Shady rubbed his whiskers. “What time is it?”
“I went fishing at sunup. It’s probably around eight by now.”
“Well, you caught this feller before he could even have breakfast.” Shady shoved a half-eaten apple into the fish’s mouth, sending the arrow over the ten-pound mark. “Even a condemned man gets a last meal. I’d say that fish deserves nothing less.”
Jinx grinned. “I’m pretty hungry myself.”
“You’d better get to scaling if we’re going to have us some fish for breakfast.”
A voice called from the front, “Anybody here?”
Shady peeked out from behind the curtain. “It’s Sheriff Dean,” he whispered to Jinx.

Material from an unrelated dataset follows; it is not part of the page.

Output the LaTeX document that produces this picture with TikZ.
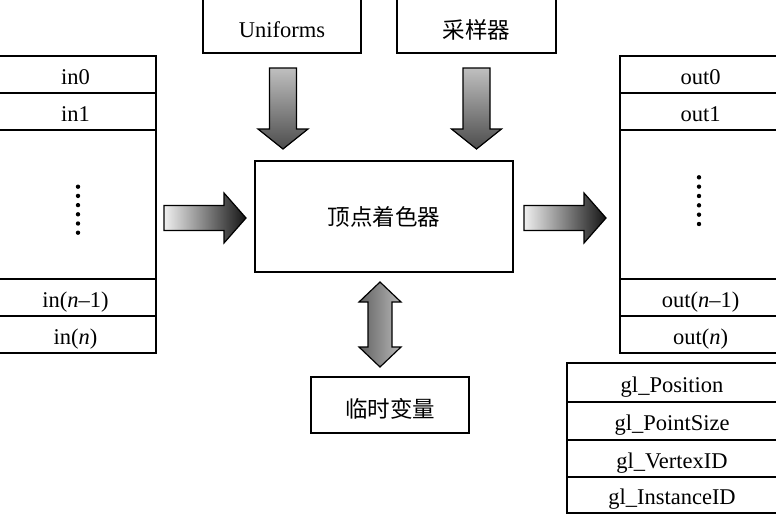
\documentclass[tikz,border=0pt]{standalone}
\usepackage{fontspec}
\setmainfont{Liberation Serif}
\newfontfamily\cjk{Noto Sans CJK SC}
\begin{document}
\tikzset{
  cell/.style={draw, line width=1.2pt, inner sep=0pt, text height=19pt, text depth=0pt, font=\fontsize{22.5}{26}\selectfont},
  box/.style={draw, line width=1.2pt, inner sep=0pt},
  lab/.style={font=\fontsize{22.5}{26}\selectfont\cjk, inner sep=0pt},
  arrowline/.style={draw, line width=1.2pt, line join=miter},
  rarrow/.pic={
    \path[arrowline, left color=black!6, right color=black!92]
      (-41,-12.5) -- (19,-12.5) -- (19,-25) -- (41,0) -- (19,25) -- (19,12.5) -- (-41,12.5) -- cycle;
  },
  darrow/.pic={
    \path[arrowline, top color=black!25, bottom color=black!70]
      (-13.5,-40.5) -- (13.5,-40.5) -- (13.5,20.5) -- (25,20.5) -- (0,40.5) -- (-25,20.5) -- (-13.5,20.5) -- cycle;
  },
  vdarrow/.pic={
    \path[arrowline, left color=black!62, right color=black!28]
      (0,-42.5) -- (21,-22.5) -- (12,-22.5) -- (12,22.5) -- (21,22.5) -- (0,42.5) -- (-21,22.5) -- (-12,22.5) -- (-12,-22.5) -- (-21,-22.5) -- cycle;
  },
}
\begin{tikzpicture}[x=1pt, y=-1pt]
\useasboundingbox (0,0) rectangle (776,515);

% input table
\node[cell, minimum width=161pt, minimum height=37pt] (in0) at (75.5,74.5) {in0};
\node[cell, minimum width=161pt, minimum height=37pt] (in1) at (75.5,111.5) {in1};
\node[cell, minimum width=161pt, minimum height=149pt] (inmid) at (75.5,204.5) {};
\node[cell, minimum width=161pt, minimum height=37pt] (inn1) at (75.5,297.5) {in(\textit{n}–1)};
\node[cell, minimum width=161pt, minimum height=37pt] (inn) at (75.5,334.5) {in(\textit{n})};
\foreach \i in {0,...,5} \fill (78,186.7+9.2*\i) circle (2.2pt);

% output table
\node[cell, minimum width=161pt, minimum height=37pt] (out0) at (700.5,74.5) {out0};
\node[cell, minimum width=161pt, minimum height=37pt] (out1) at (700.5,111.5) {out1};
\node[cell, minimum width=161pt, minimum height=149pt] (outmid) at (700.5,204.5) {};
\node[cell, minimum width=161pt, minimum height=37pt] (outn1) at (700.5,297.5) {out(\textit{n}–1)};
\node[cell, minimum width=161pt, minimum height=37pt] (outn) at (700.5,334.5) {out(\textit{n})};
\foreach \i in {0,...,5} \fill (699,177.3+9.34*\i) circle (2.2pt);

% built-in outputs
\node[cell, minimum width=210pt, minimum height=39pt] (glpos) at (672,382.5) {gl\_Position};
\node[cell, minimum width=210pt, minimum height=38pt] (glps) at (672,421) {gl\_PointSize};
\node[cell, minimum width=210pt, minimum height=37pt] (glvid) at (672,458.5) {gl\_VertexID};
\node[cell, minimum width=210pt, minimum height=36pt] (gliid) at (672,495) {gl\_InstanceID};

% top boxes
\node[box, minimum width=158pt, minimum height=58pt,
      label={[font=\fontsize{22.5}{26}\selectfont, inner sep=0pt, yshift=-6pt]center:Uniforms}] (uni) at (282,24) {};
\node[box, minimum width=159pt, minimum height=58pt,
      label={[lab, yshift=-6pt]center:采样器}] (samp) at (476.5,24) {};

% shader
\node[box, minimum width=258pt, minimum height=111pt,
      label={[lab]center:顶点着色器}] (shader) at (384,216.5) {};

% temp variables
\node[box, minimum width=158pt, minimum height=56pt,
      label={[lab, yshift=-4pt]center:临时变量}] (temp) at (390,405) {};

% block arrows
\pic (ain) at (205,218) {rarrow};
\pic (aout) at (565,218) {rarrow};
\pic (auni) at (283,108.5) {darrow};
\pic (asamp) at (476.5,108.5) {darrow};
\pic (atemp) at (380,324.5) {vdarrow};
\end{tikzpicture}
\end{document}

Jinx looked toward the back door, ready to bolt. He’d been able to avoid Sheriff Dean all these months, and even though he seemed to have evaded his past, he didn’t want a face-to-face encounter now. Jinx’s reaction did not slip past Shady. “Be right with you,” Shady called. Then he whispered to Jinx, “He’s coming for his complimentary libations.” That meant his illegal alcohol.
Jinx stood still. Shady had never asked any questions about Jinx’s dealings before he’d come to Manifest. But Shady wasn’t blind and it was painfully obvious that Jinx got nervous anytime Sheriff Dean was within a stone’s throw.